A new poll released by Americans for Financial Reform and the Center for Responsible Lending suggests that voters are concerned about the current direction of the Bureau of Consumer Financial Protection (BCFP) and want more regulation of Wall Street. The poll questioned 1,000 likely voters by telephone. The poll also sought to categorize the results by the respondents’ political affiliation to determine how the results stack up by political party.

According to the publicly released key polling highlights, a majority of Americans -- ranging anywhere between 72% and 81% depending on the question -- are at least somewhat, if not very, concerned about the BCFP’s current direction. Some of the highlighted concerns include:

  • “Ending public access to the database of complaints filed against banks and other financial firms.”
  • “Changing the mission of the [BCFP] to cutting regulation rather than protecting consumers.”

The highlights also show a strong favor among votes for the BCFP’s mission and strong enforcement of financial laws and regulations.

insideARM Perspective

While the poll is informative about the public’s view, a closer look at the questions asked makes the results a little less surprising. The most polarized answers in the poll came from leading questions such as:

  • "Q5. Should Wall Street financial companies be held accountable with tougher rules and enforcement for the practices that caused the financial crisis in 2008, or have their practices changed enough that they don’t need further regulation?"
  • "Q9. Now, on a different topic. The current total amount of outstanding student loan debt in the U.S. is one point four trillion dollars.  Do you agree or disagree that the amount of student loan debt represents a crisis, or aren’t you sure?"

All three questions geared toward debt collection had polarized responses as well. These questions asked the respondents to rank the following from “very concerning” to “not at all concerning”:

  • "[Q19a] Relying on bad or incomplete information, some debt collectors target the wrong people or try to collect on debts that have already been paid."
    • Results: 73% selected “very concerning," 18% selected "somewhat concerning."
  • "[Q19b] Debt collectors sue a million consumers each year even when they do not have the evidence to prove their case in court."
    • Results: 72% selected “very concerning," 18% selected "somewhat concerning."
  • "[Q19c] Debt collectors are seeking government approval to make pre-recorded, automated calls to cell phones for collection purposes without approval of the person being called."
    • Results: 70% selected “very concerning," 19% selected "somewhat concerning."

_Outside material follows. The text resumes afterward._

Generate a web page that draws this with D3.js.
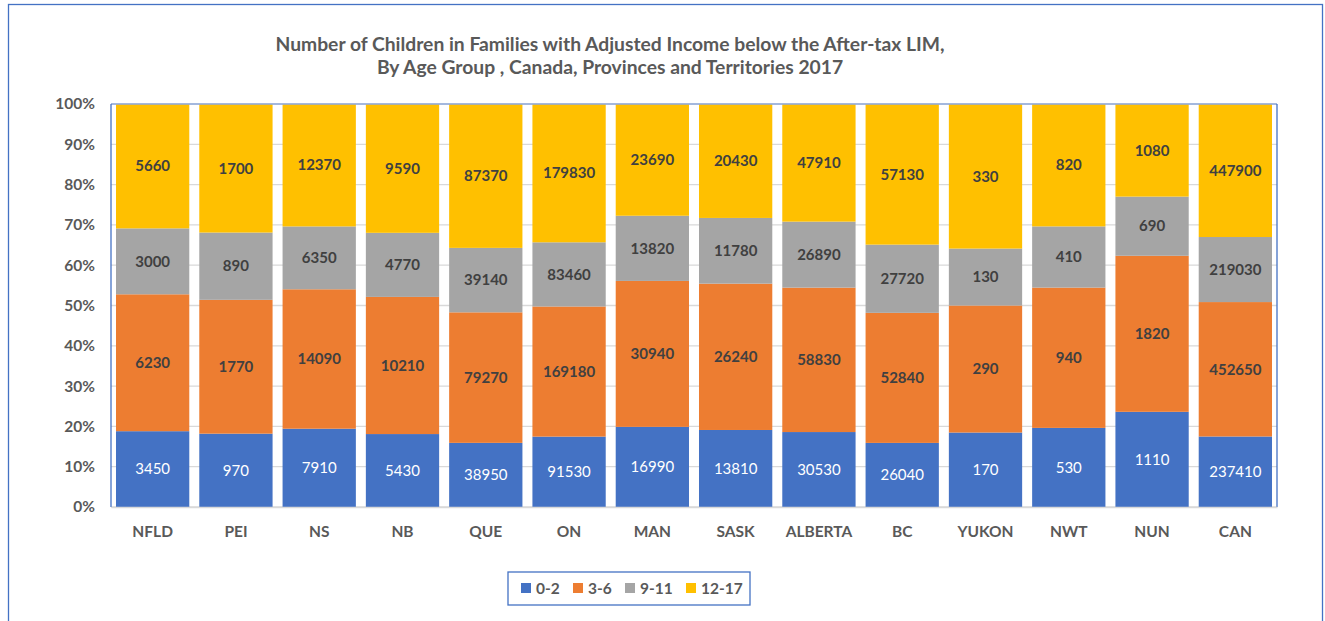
<!DOCTYPE html>
<html>
<head>
<meta charset="utf-8">
<script src="https://cdn.jsdelivr.net/npm/d3@7"></script>
<style>
  body { margin: 0; background: #fff; }
  svg { font-family: Lato, 'Liberation Sans', sans-serif; }
</style>
</head>
<body>
<svg id="chart"></svg>
<script>
const regions = ['NFLD', 'PEI', 'NS', 'NB', 'QUE', 'ON', 'MAN', 'SASK', 'ALBERTA', 'BC', 'YUKON', 'NWT', 'NUN', 'CAN'];
const ageGroups = ['0-2', '3-6', '9-11', '12-17'];
const age0to2 = [3450, 970, 7910, 5430, 38950, 91530, 16990, 13810, 30530, 26040, 170, 530, 1110, 237410];
const age3to6 = [6230, 1770, 14090, 10210, 79270, 169180, 30940, 26240, 58830, 52840, 290, 940, 1820, 452650];
const age9to11 = [3000, 890, 6350, 4770, 39140, 83460, 13820, 11780, 26890, 27720, 130, 410, 690, 219030];
const age12to17 = [5660, 1700, 12370, 9590, 87370, 179830, 23690, 20430, 47910, 57130, 330, 820, 1080, 447900];
const yTicks = [0, 0.1, 0.2, 0.3, 0.4, 0.5, 0.6, 0.7, 0.8, 0.9, 1];

const colors = ['#4472C4', '#ED7D31', '#A5A5A5', '#FFC000'];
const labelColors = ['#ffffff', '#404040', '#404040', '#404040'];

const series = [age0to2, age3to6, age9to11, age12to17];
const rows = regions.map((r, i) => {
  const row = { region: r };
  ageGroups.forEach((g, k) => { row[g] = series[k][i]; });
  return row;
});

const width = 1325, height = 621;
const margin = { top: 104, right: 48, bottom: 114, left: 111 };
const innerW = width - margin.left - margin.right;
const innerH = height - margin.top - margin.bottom;

const svg = d3.select('#chart')
  .attr('width', width)
  .attr('height', height);

// outer frame
svg.append('rect')
  .attr('x', 8.5).attr('y', 4.5)
  .attr('width', 1314).attr('height', 630)
  .attr('fill', 'none')
  .attr('stroke', '#4472C4')
  .attr('stroke-width', 1.3);

// title
svg.append('text')
  .attr('x', 610).attr('y', 51)
  .attr('text-anchor', 'middle')
  .attr('font-size', 19.3).attr('font-weight', 'bold')
  .attr('fill', '#595959')
  .selectAll('tspan')
  .data(['Number of Children in Families with Adjusted Income below the After-tax LIM,',
    'By Age Group , Canada, Provinces and Territories 2017'])
  .enter()
  .append('tspan')
  .attr('x', 610)
  .attr('dy', (d, i) => i === 0 ? 0 : 23)
  .text(d => d);

const g = svg.append('g')
  .attr('transform', `translate(${margin.left},${margin.top})`);

const x = d3.scaleBand()
  .domain(regions)
  .range([0, innerW])
  .paddingInner(0.12)
  .paddingOuter(0.06);

const y = d3.scaleLinear()
  .domain([0, 1])
  .range([innerH, 0]);

// gridlines
g.append('g')
  .selectAll('line')
  .data(yTicks)
  .enter()
  .append('line')
  .attr('x1', 0).attr('x2', innerW)
  .attr('y1', d => y(d)).attr('y2', d => y(d))
  .attr('stroke', '#d9d9d9')
  .attr('stroke-width', 1.3);

const stack = d3.stack()
  .keys(ageGroups)
  .offset(d3.stackOffsetExpand);
const layers = stack(rows);

const layer = g.selectAll('.layer')
  .data(layers)
  .enter()
  .append('g')
  .attr('class', 'layer')
  .attr('fill', (d, i) => colors[i]);

layer.selectAll('rect')
  .data(d => d)
  .enter()
  .append('rect')
  .attr('x', d => x(d.data.region))
  .attr('y', d => y(d[1]))
  .attr('width', x.bandwidth())
  .attr('height', d => y(d[0]) - y(d[1]));

layer.selectAll('text')
  .data((d, i) => d.map(p => ({ p, key: d.key, idx: i })))
  .enter()
  .append('text')
  .attr('x', d => x(d.p.data.region) + x.bandwidth() / 2)
  .attr('y', d => (y(d.p[0]) + y(d.p[1])) / 2)
  .attr('dy', '0.35em')
  .attr('text-anchor', 'middle')
  .attr('font-size', 15)
  .attr('font-weight', d => d.idx === 0 ? 'normal' : 'bold')
  .attr('fill', d => labelColors[d.idx])
  .text(d => d.p.data[d.key]);

// plot area border
g.append('line')
  .attr('x1', 0).attr('x2', innerW).attr('y1', 0).attr('y2', 0)
  .attr('stroke', '#8faadc').attr('stroke-width', 1.3);
g.append('line')
  .attr('x1', 0).attr('x2', 0).attr('y1', 0).attr('y2', innerH)
  .attr('stroke', '#4472C4').attr('stroke-width', 1.3);
g.append('line')
  .attr('x1', innerW).attr('x2', innerW).attr('y1', 0).attr('y2', innerH)
  .attr('stroke', '#4472C4').attr('stroke-width', 1.3);

// y axis
const yAxis = g.append('g')
  .call(d3.axisLeft(y).tickValues(yTicks).tickFormat(d3.format('.0%')).tickSize(0).tickPadding(16));
yAxis.select('.domain').remove();
yAxis.selectAll('text')
  .attr('font-size', 15.5).attr('font-weight', 'bold')
  .attr('fill', '#595959')
  .attr('font-family', 'Lato, sans-serif');

// x axis
const xAxis = g.append('g')
  .attr('transform', `translate(0,${innerH})`)
  .call(d3.axisBottom(x).tickSize(0).tickPadding(19));
xAxis.select('.domain')
  .attr('stroke', '#d9d9d9').attr('stroke-width', 1.5);
xAxis.selectAll('text')
  .attr('font-size', 15.5).attr('font-weight', 'bold')
  .attr('fill', '#595959')
  .attr('font-family', 'Lato, sans-serif');

// legend
const legend = svg.append('g')
  .attr('transform', 'translate(508,572)');
legend.append('rect')
  .attr('width', 242).attr('height', 33)
  .attr('fill', '#fff')
  .attr('stroke', '#4472C4').attr('stroke-width', 1.3);

const legendX = [13, 65, 117, 178];
const item = legend.selectAll('.item')
  .data(ageGroups)
  .enter()
  .append('g')
  .attr('class', 'item')
  .attr('transform', (d, i) => `translate(${legendX[i]},0)`);
item.append('rect')
  .attr('y', 11).attr('width', 10).attr('height', 10)
  .attr('fill', (d, i) => colors[i]);
item.append('text')
  .attr('x', 15).attr('y', 16.5)
  .attr('dy', '0.35em')
  .attr('font-size', 15.5).attr('font-weight', 'bold')
  .attr('fill', '#595959')
  .text(d => d);
</script>
</body>
</html>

What this poll does not show is that the legitimate debt collectors are concerned about the very same issues. Additionally, these polling questions overlook the complexities of debt collection. For example, debt collectors rely on the information provided to them by creditors -- what if that information is not current because the consumer never notified the creditor of an address or telephone change?  Another example of complexity is the issue of passing TCPA consent between creditor and debt collector. 

Viewed in a vacuum, these poll results paint a grim picture. In reality, however, these results are not the full picture.